Fundamentalism may seem a slightly strong way of describing the pressure that is often put on people who are new to AA, as well as some have been sober for a while, to embrace the AA program in a particular way or manner.
However, the pressure can be very real and is often exerted on people who are in many ways quite vulnerable, by people who have been sober for a while and should know what they are doing.
The nature of fundamentalism is closely linked that of sponsorship within AA.
Sponsorship should be a type of buddy system to help people who are new, or are generally in need of help. Unfortunately, a lot of the time, it is much more hierarchical in nature than a one-on-one buddy system should be, and develops a level of status that distorts the relationship.
This issue of status can often lead to a degree of fundamentalism, sometimes based on good motives, other times motives more to do with power and control than anyone else’s well-being.
It is often in the context of sponsorship that this phrase, willing to go to any lengths is used.
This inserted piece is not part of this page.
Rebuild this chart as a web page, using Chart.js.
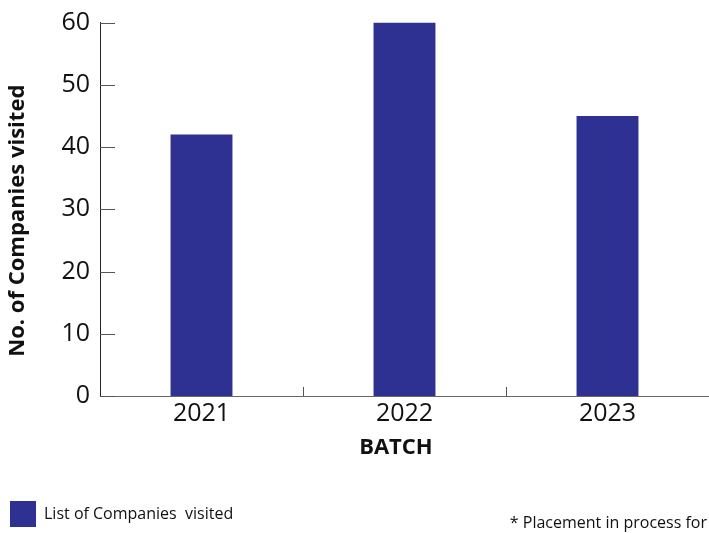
<!DOCTYPE html>
<html>
<head>
<meta charset="utf-8">
<script src="https://cdn.jsdelivr.net/npm/chart.js@4"></script>
<style>
  html, body { margin: 0; padding: 0; background: #fff; }
  #wrap { position: relative; width: 709px; height: 533px; }
  #note {
    position: absolute; right: 2px; top: 511px;
    font: 16px "Open Sans", sans-serif; color: #111;
  }
</style>
</head>
<body>
<div id="wrap">
  <canvas id="batchChart" width="709" height="533"></canvas>
  <div id="note">* Placement in process for</div>
</div>
<script>
const batches = ['2021', '2022', '2023'];
const companiesVisited = [42, 60, 45];
const yTicks = [0, 10, 20, 30, 40, 50, 60];

// small inward tick marks, like the original figure
const innerTicks = {
  id: 'innerTicks',
  afterDatasetsDraw(chart) {
    const { ctx, scales: { x, y } } = chart;
    ctx.save();
    ctx.strokeStyle = '#555';
    ctx.lineWidth = 1;
    yTicks.forEach(v => {
      const py = Math.round(y.getPixelForValue(v)) + 0.5;
      ctx.beginPath();
      ctx.moveTo(x.left, py);
      ctx.lineTo(x.left + 15, py);
      ctx.stroke();
    });
    for (let i = 0; i < batches.length - 1; i++) {
      const px = Math.round((x.getPixelForValue(i) + x.getPixelForValue(i + 1)) / 2) + 0.5;
      ctx.beginPath();
      ctx.moveTo(px, y.bottom);
      ctx.lineTo(px, y.bottom - 9);
      ctx.stroke();
    }
    ctx.restore();
  }
};

const ctx = document.getElementById('batchChart').getContext('2d');
new Chart(ctx, {
  type: 'bar',
  data: {
    labels: batches,
    datasets: [{
      label: 'List of Companies  visited',
      data: companiesVisited,
      backgroundColor: '#2e3192',
      borderWidth: 0,
      categoryPercentage: 1,
      barPercentage: 0.305
    }]
  },
  options: {
    responsive: false,
    animation: false,
    layout: { padding: { top: 21, right: 0, bottom: -4, left: 0 } },
    plugins: {
      legend: {
        position: 'bottom',
        align: 'start',
        labels: {
          boxWidth: 26,
          boxHeight: 26,
          padding: 10,
          color: '#111',
          font: { family: 'Open Sans', size: 16 }
        }
      },
      tooltip: { enabled: false }
    },
    scales: {
      x: {
        grid: { display: false, drawTicks: false },
        border: { display: true, color: '#666', width: 1 },
        ticks: { color: '#111', padding: 3, font: { family: 'Open Sans', size: 25 } },
        title: {
          display: true,
          text: 'BATCH   ',
          color: '#111',
          font: { family: 'Open Sans', size: 22, weight: 'bold' },
          padding: { top: 0, bottom: 30 }
        },
        afterFit(scale) { scale.height = 95; }
      },
      y: {
        min: 0,
        max: 60,
        grid: { display: false, drawTicks: false },
        border: { display: true, color: '#222', width: 1 },
        ticks: {
          stepSize: 10,
          color: '#111',
          padding: 10,
          font: { family: 'Open Sans', size: 25, lineHeight: 1 }
        },
        title: {
          display: true,
          text: 'No. of Companies visited    ',
          color: '#111',
          font: { family: 'Open Sans', size: 22, weight: 'bold' },
          padding: { top: 5, bottom: 0 }
        },
        afterFit(scale) { scale.width = 100; }
      }
    }
  },
  plugins: [innerTicks]
});
</script>
</body>
</html>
A potential sponsor will sometimes ask an individual who has asked them to sponsor them, if they are willing to go to any lengths.
Invariably the individual will say yes, not knowing really what it means. This is then used as a general big stick approach to how the sponsor controls the individual they are sponsoring.
The issue of sponsorship and control is a huge one, and one that needs much thought and correction within AA generally.
It is important however, to make a distinction between the urgency of the message carried in the book Alcoholics Anonymous, and an individual’s use of that message to try and control someone else.